Nintendo appears to be struggling with their latest handheld console, slashing the price and executives personally taking responsibility.

But then I saw the 3DS analog stick add-on, and now I’m actually worried about Nintendo.

A bulky analog stick add-on? This is the wrong direction.

The problem with the 3DS

3DS does not seem compelling to me vs. carrying my iPhone. It also doesn’t seem competitive vs. buying kids an iPod Touch.

If it fails those tests, I don’t know who will buy it.

Tiny and tough

Here’s the handheld I’d like to see Nintendo make: an underpowered (compared to the 3DS) durable clamshell handheld like the Gameboy Advance SP, but thinner. With more than enough power to easily play GBA games, and DS games, and have battery to last for days.

I don’t care about 3D. At all. Sorry.

I want to play fun 2D games with something that has a real joystick and buttons.

Software

No cartridges, and only the Nintendo eStore, but with some changes.

The entire first-party Gameboy, Gameboy Color, Gameboy Advance, and DS libraries, priced competitvely with iOS games:

  • GB/GBC $0.99
  • GBA $1.99
  • DS $4.99

Playing those kinds of games - which people love! - sucks on the iPhone due to a lack of hardware controls

I don’t want to spend hundreds of dollars to play Ocarina of Time - a game that really needs to be played on a televion - on a giant heavy handheld either.
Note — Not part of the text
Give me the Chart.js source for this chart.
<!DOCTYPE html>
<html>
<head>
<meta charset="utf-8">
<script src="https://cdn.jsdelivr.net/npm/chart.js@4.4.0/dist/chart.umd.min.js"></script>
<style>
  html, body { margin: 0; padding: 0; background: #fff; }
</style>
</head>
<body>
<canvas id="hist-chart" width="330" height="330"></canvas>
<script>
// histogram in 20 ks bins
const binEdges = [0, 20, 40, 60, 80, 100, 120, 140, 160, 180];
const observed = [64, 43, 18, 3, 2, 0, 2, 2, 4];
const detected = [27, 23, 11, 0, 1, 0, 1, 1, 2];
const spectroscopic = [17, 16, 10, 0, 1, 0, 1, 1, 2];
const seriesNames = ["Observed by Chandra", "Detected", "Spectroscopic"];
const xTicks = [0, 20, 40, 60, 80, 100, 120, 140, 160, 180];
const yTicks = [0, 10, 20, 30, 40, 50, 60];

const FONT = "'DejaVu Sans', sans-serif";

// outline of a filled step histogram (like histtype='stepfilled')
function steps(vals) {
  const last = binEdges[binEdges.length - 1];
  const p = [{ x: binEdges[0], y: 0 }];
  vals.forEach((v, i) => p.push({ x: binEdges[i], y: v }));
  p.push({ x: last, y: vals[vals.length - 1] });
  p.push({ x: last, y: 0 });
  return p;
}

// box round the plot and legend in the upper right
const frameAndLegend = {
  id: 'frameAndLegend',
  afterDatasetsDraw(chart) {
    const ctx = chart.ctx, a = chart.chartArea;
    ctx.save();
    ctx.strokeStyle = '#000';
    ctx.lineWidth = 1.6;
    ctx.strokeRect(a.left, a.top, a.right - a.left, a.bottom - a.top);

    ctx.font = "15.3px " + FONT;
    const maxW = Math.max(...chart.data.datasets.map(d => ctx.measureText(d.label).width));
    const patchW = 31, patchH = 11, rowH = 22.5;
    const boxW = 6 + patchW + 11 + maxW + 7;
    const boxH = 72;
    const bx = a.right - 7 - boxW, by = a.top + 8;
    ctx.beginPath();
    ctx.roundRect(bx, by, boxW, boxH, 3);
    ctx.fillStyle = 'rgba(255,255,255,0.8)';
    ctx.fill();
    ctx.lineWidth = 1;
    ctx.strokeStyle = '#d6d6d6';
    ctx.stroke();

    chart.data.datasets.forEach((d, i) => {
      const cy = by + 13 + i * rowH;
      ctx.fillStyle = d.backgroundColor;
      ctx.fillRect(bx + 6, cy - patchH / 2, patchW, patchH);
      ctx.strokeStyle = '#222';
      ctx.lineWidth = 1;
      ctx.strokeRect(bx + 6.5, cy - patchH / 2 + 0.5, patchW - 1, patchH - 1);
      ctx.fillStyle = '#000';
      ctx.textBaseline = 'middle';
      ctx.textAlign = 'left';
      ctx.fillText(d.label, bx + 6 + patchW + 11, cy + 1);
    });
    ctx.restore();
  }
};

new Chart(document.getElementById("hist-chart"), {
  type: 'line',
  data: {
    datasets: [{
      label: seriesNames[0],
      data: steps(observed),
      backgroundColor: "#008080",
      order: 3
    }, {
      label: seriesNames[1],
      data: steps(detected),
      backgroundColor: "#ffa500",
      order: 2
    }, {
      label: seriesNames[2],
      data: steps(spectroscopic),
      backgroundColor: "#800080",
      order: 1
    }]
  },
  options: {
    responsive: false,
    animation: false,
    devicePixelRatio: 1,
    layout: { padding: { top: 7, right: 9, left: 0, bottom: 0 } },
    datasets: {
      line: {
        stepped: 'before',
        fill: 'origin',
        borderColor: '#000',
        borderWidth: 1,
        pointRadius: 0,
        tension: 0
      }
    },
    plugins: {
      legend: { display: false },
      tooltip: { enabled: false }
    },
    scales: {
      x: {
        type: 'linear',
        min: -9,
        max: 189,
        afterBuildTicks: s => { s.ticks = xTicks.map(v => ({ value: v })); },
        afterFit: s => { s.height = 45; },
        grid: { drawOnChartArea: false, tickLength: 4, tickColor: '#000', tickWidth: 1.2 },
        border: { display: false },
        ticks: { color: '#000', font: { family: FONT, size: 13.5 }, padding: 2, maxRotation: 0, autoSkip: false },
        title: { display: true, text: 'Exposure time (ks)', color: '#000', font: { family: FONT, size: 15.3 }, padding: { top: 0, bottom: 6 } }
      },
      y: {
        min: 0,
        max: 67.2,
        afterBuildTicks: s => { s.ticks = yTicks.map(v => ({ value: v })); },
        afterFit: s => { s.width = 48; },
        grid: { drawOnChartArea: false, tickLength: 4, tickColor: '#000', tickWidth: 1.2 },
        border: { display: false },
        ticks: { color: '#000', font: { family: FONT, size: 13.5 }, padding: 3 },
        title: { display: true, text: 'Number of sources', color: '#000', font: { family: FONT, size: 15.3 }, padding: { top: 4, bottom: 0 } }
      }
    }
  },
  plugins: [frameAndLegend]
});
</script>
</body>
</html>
I would, however, be happy to pay a few bucks for the best of the GBA on a sleek system with proper buttons.

Ring ring

Oh, and one more thing: it’s a phone.

A Nintendo phone?!

The smartphone - by virtue of being the one device people must carry with them - is the real competitor to Nintendo handhelds.

But Nintendo brings some unique qualities to the smartphone scene:

A trusted brand for families

Imagine the built-in “find my kid” application that Nintendo could ship on every phone. Parents can buy their child a Nintendo phone and know that Nintendo will prevent “bad” software from showing up on it without their permission. Imagine the built-in pay-as-you-go phone software, or the “kids mode” dialer that only allows calling of a few trusted numbers.

hardware/software/ux expertise

Few companies outside Apple have the culture and know-how to create first-class integrated experiences from the hardware layer all the way to the user experience. Nintendo - despite its smaller workforce - has it.

Unique software

An astounding back-catalog of unique software and brands: Mario, Zelda, Metroid, etc.

The Wii

A living room big screen presence to integrate with – the Wii.

But they’re not Apple

“Look what happened to Palm! Smartphone OS’s are a commodity! There’s only room for one Apple in the world.”

Maybe, but the one thing Apple has always struggled with as a platform is gaming. Even now, I wonder if iOS’s success as a gaming platform is despite Apple’s platform decisions, not because of them.

I’d love to see Nintendo do something bold with their next handheld, because I think the 3DS may, sadly, be a dead-end for them.